Grants vs. contracts vs. SBIR, STTR, OTAs, and prizes
These instruments differ in intent, rules, and how money flows. Searching for 'grants' alone hides most of what's available to a technology company.
Grants
Fund a public purpose with limited government involvement. Common in research, less so for the product-oriented work most defense-tech companies do.
Contracts
The government buys a specific good or service it defines. The largest share of defense spending flows this way.
SBIR / STTR
Structured R&D awards for small businesses, phased from feasibility to prototype to transition. STTR requires a research-institution partner.
OTAs
Other Transaction Authority agreements used for prototypes and research, often outside standard contracting rules and friendly to non-traditional companies.
Prizes & challenges
Competitions that award funding for meeting a defined goal.

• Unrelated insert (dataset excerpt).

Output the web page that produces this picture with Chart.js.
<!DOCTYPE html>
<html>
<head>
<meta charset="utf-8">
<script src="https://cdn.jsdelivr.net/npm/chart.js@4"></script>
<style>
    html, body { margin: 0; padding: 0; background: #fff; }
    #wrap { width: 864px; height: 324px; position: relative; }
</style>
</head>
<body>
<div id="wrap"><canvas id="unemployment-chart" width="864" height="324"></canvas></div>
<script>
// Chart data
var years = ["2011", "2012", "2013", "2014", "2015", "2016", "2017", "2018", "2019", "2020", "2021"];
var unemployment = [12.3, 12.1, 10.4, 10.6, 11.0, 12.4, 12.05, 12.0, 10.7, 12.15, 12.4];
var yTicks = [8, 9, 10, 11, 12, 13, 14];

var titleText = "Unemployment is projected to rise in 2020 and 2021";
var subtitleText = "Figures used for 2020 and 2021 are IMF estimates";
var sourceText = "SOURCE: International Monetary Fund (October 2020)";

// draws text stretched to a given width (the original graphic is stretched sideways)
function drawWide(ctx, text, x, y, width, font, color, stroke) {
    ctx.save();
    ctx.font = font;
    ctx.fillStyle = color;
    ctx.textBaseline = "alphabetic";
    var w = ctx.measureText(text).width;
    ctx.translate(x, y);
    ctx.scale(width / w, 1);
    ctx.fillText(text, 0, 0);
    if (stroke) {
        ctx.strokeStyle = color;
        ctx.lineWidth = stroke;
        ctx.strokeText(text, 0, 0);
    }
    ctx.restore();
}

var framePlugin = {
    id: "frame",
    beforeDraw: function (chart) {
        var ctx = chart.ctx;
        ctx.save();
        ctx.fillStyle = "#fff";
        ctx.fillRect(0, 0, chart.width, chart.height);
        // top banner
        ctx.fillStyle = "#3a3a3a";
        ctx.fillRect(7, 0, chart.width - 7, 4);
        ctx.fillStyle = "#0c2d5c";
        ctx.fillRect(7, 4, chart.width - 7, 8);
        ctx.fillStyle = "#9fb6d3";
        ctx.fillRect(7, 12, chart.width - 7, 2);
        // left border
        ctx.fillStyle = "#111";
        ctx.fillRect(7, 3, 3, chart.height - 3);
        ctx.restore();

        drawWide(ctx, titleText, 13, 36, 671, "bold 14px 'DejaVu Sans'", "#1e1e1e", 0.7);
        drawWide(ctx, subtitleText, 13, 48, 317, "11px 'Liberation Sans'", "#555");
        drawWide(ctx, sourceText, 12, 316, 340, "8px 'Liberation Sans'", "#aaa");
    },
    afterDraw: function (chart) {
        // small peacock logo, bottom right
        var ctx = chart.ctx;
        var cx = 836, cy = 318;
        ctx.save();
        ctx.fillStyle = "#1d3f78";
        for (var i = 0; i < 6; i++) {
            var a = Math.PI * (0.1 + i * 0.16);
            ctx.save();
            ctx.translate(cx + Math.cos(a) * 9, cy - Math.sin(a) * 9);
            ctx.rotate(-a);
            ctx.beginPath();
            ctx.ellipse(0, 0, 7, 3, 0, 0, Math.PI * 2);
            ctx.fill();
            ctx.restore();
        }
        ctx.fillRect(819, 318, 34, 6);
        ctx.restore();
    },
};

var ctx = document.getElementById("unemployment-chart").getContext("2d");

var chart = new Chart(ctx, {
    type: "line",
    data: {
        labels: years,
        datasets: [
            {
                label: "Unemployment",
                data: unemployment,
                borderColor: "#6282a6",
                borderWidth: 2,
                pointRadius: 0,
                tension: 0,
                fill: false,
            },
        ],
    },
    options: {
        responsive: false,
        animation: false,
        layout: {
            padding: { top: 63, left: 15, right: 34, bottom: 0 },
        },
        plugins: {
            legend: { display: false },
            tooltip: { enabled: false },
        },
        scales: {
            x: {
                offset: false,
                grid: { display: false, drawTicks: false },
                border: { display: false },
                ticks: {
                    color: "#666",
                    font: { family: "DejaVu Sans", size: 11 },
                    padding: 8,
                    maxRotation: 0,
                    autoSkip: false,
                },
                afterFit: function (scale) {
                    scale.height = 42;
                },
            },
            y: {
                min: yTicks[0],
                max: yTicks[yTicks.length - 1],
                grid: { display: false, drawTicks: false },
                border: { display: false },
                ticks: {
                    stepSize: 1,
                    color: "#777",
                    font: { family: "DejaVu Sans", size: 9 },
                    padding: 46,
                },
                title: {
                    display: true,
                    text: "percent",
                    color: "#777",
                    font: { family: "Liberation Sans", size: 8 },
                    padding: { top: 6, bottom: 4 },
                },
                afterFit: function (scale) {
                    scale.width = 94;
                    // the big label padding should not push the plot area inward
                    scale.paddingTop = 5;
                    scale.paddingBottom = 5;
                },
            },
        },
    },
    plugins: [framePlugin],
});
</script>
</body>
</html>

Why founders search 'DoD grants' even when the instrument differs
'Grant' is the everyday word for 'non-dilutive government money,' so founders use it as shorthand for any DoD funding. The intent is right; the terminology usually isn't. The opportunity that fits a given company is frequently an SBIR topic, a contract, or an OTA — not a grant.

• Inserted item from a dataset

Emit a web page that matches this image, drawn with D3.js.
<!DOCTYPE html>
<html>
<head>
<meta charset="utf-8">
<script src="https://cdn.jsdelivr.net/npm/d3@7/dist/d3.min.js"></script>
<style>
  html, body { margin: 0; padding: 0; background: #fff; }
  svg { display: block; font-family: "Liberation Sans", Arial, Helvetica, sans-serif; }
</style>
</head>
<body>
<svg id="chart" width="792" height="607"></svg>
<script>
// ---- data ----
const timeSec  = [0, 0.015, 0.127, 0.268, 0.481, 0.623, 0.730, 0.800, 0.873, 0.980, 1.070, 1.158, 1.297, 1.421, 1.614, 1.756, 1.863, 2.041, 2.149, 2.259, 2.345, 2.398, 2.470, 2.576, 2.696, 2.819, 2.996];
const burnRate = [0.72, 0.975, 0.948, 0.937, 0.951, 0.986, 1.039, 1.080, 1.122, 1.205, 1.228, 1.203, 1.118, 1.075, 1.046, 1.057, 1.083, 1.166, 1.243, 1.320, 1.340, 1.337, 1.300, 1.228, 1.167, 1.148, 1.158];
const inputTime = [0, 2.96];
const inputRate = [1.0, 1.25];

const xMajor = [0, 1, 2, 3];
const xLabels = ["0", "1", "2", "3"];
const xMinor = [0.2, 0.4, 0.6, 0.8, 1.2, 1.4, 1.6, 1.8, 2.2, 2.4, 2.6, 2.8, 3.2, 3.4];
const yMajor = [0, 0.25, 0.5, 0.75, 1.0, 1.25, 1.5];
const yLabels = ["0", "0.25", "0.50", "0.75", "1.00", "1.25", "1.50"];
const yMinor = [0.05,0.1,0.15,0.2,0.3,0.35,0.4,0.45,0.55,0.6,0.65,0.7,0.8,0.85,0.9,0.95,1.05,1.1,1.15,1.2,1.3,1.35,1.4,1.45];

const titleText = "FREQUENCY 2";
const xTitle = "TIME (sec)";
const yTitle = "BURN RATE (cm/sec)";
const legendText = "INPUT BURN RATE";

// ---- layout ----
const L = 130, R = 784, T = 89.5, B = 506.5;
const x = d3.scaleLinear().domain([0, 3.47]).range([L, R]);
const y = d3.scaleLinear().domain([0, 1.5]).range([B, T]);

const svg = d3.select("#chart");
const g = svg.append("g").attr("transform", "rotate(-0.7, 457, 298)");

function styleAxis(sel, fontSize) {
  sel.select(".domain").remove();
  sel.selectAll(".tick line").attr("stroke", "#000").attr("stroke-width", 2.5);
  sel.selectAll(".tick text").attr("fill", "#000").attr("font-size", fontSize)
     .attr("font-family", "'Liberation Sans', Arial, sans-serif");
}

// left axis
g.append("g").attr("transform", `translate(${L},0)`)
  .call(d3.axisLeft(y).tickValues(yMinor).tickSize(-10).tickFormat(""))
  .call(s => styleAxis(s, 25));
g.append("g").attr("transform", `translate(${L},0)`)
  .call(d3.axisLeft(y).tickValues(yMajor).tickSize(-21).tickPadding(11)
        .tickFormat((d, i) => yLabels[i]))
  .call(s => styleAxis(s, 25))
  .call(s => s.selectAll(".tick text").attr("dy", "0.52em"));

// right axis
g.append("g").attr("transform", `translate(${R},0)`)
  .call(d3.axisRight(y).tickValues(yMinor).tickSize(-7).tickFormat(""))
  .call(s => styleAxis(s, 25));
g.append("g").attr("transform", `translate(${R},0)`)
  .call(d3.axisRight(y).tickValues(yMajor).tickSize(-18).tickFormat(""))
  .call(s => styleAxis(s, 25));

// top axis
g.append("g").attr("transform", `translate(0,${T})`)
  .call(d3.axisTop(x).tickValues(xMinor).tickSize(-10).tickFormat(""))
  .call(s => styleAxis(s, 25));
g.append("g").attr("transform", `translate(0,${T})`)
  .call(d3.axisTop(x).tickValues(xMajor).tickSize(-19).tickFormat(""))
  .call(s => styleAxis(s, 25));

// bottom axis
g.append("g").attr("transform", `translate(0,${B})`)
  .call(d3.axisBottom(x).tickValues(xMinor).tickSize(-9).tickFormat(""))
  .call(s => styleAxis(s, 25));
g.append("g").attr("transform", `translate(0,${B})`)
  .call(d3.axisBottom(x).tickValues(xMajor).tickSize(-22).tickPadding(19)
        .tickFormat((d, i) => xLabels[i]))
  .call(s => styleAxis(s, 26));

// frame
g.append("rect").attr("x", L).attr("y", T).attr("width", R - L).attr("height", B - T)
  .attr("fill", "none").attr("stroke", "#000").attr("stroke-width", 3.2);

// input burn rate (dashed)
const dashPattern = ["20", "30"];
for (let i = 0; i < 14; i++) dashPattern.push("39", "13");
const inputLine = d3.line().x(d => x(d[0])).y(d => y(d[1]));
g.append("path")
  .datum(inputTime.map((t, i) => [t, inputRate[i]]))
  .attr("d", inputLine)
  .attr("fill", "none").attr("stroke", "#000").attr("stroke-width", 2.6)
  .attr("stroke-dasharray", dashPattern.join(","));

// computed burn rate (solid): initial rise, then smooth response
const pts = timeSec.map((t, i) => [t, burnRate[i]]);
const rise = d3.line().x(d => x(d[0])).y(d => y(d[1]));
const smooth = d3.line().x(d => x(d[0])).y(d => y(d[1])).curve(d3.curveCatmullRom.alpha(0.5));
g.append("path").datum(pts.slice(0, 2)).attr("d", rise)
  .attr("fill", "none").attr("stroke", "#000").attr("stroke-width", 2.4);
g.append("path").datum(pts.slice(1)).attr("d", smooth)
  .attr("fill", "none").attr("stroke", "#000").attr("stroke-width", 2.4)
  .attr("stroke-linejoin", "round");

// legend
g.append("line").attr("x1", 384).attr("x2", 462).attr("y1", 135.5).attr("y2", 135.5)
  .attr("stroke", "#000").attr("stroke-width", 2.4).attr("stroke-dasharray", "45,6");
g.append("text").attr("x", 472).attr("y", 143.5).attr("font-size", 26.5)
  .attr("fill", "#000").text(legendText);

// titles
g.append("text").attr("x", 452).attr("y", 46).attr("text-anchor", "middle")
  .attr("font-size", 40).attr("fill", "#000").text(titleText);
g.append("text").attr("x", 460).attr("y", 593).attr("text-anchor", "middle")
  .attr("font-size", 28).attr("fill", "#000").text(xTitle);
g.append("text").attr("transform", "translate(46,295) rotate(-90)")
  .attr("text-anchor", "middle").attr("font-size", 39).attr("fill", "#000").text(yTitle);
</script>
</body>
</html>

Knowing the actual instrument matters because eligibility, timelines, and what you have to deliver differ sharply between them.

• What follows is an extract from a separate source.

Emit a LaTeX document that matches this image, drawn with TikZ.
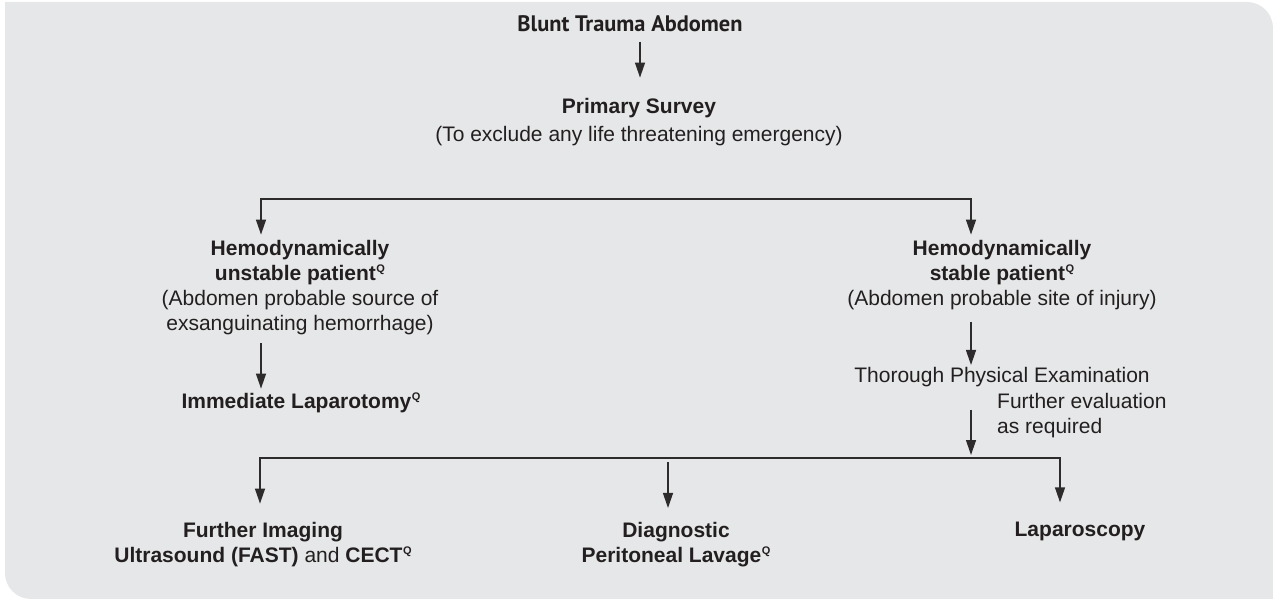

How Scryon helps you discover the right opportunities
Instead of guessing which portal or instrument applies, you describe what your company builds. Scryon scores open opportunities against your capabilities and labels what each one is — SBIR, STTR, contract, and so on — so you pursue the right path with the evidence behind the match and a source link.
An important disclaimer
Scryon is a matching and discovery tool. It does not award funding, write proposals, or guarantee grants, contracts, or any government outcome. It helps you find and qualify relevant opportunities; the result depends on your proposal and the agency's process.